Paul adds the crucial qualifier: “God’s stewardship in faith”: τὴν ἐν πίστει (tēn en pistei), “the one that is in faith.” πίστις (pistis) means “faith”—trust, reliance, resting on God’s promise in Christ. That little phrase is like a stake through the heart of false religion. If the thing you’re devoting yourself to does not deepen faith in God, it isn’t helping you do “God’s work.” It may be mentally stimulating, socially energizing, emotionally intoxicating, but it is not the household-management of God. It’s spiritual furniture rearranging while the house burns.
This is where Roman history—ironically—helps the metaphor. Rome was obsessed with pedigree. Genealogy could be a social weapon: claims of noble descent, ancestral honor, family glory, the authority of old names. Lineage could become an idol, a way to justify power and to exclude others. Paul’s gospel detonates that kind of boasting. In Christ, nobody gets in by bloodline; nobody gets status by ancestry; nobody stands tall because of family mythology. The only “pedigree” that matters is union with Christ by faith. So when teachers come along trying to mesmerize the church with endless lineage-talk—whether literal or spiritualized—they are smuggling Rome’s old sickness back into God’s new household: identity by story, status by “insider” knowledge, confidence by belonging to the right chain.
And Paul hates it—not because he hates learning, but because he loves the flock. False doctrine is not a harmless intellectual error; it is a misdirection of worship. It takes the church’s attention—its most precious currency—and spends it on fog. It keeps people talking about God while avoiding God. It can even mimic “deep study,” but the fruit gives it away: it multiplies quarrels, not faith; it produces factions, not love; it excites the mind, not repentance.

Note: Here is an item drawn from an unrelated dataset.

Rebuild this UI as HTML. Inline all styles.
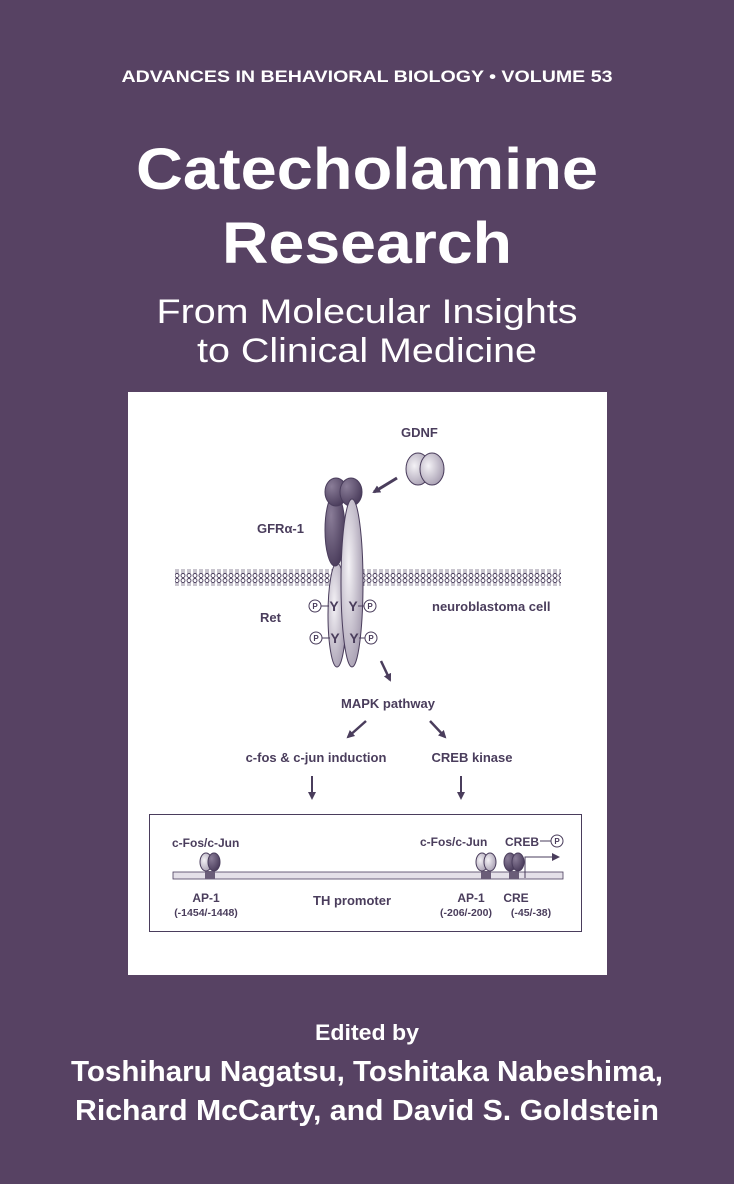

If you want to see how contemporary this is, just watch how easily Christians can be trained into “endless genealogies” without ever opening a Bible genealogy. Today’s versions are everywhere: esoteric systems that promise you’ve finally found the “real” story behind everything, niche controversies that create instant tribes, prophetic speculation that never produces holiness, and internet-teacher collecting that never produces a steadier prayer life. The details differ, but Paul’s test still works: does it produce ἐκζητήσεις (ekzētēseis), “controversies/speculations,” or does it serve οἰκονομία θεοῦ… ἐν πίστει (oikonomia theou… en pistei), “God’s stewardship… in faith”?
Paul’s goal isn’t to turn Timothy into a brawler. It’s to make him a guardian of the church’s center of gravity. When that center shifts from Christ to myths, from faith to fascination, from obedience to speculation, the church becomes loud and thin—busy but not holy, informed but not transformed, constantly debating but rarely praying.
So the passage is a mercy. It’s Paul saying: Stop feeding on what cannot nourish you. Stop building a religious identity out of speculation. Stop treating the Christian life like a puzzle game where the winner is whoever has the most obscure knowledge. Come back to the thing that actually advances God’s work: the gospel received in faith, lived in love, ordered toward holiness.
And if you want the heartbeat behind Paul’s charge, it’s just a few verses later: “τὸ δὲ τέλος τῆς παραγγελίας ἐστὶν ἀγάπη” (to de telos tēs parangelias estin agapē)—“But the goal of the charge is love.” That’s the destination God is managing his household toward. Not endless noise. Not spiritual trivia. Not myth-chasing. Love is born from a cleansed heart, a good conscience, and sincere faith. That is what advances God’s work, because that is what looks like Christ.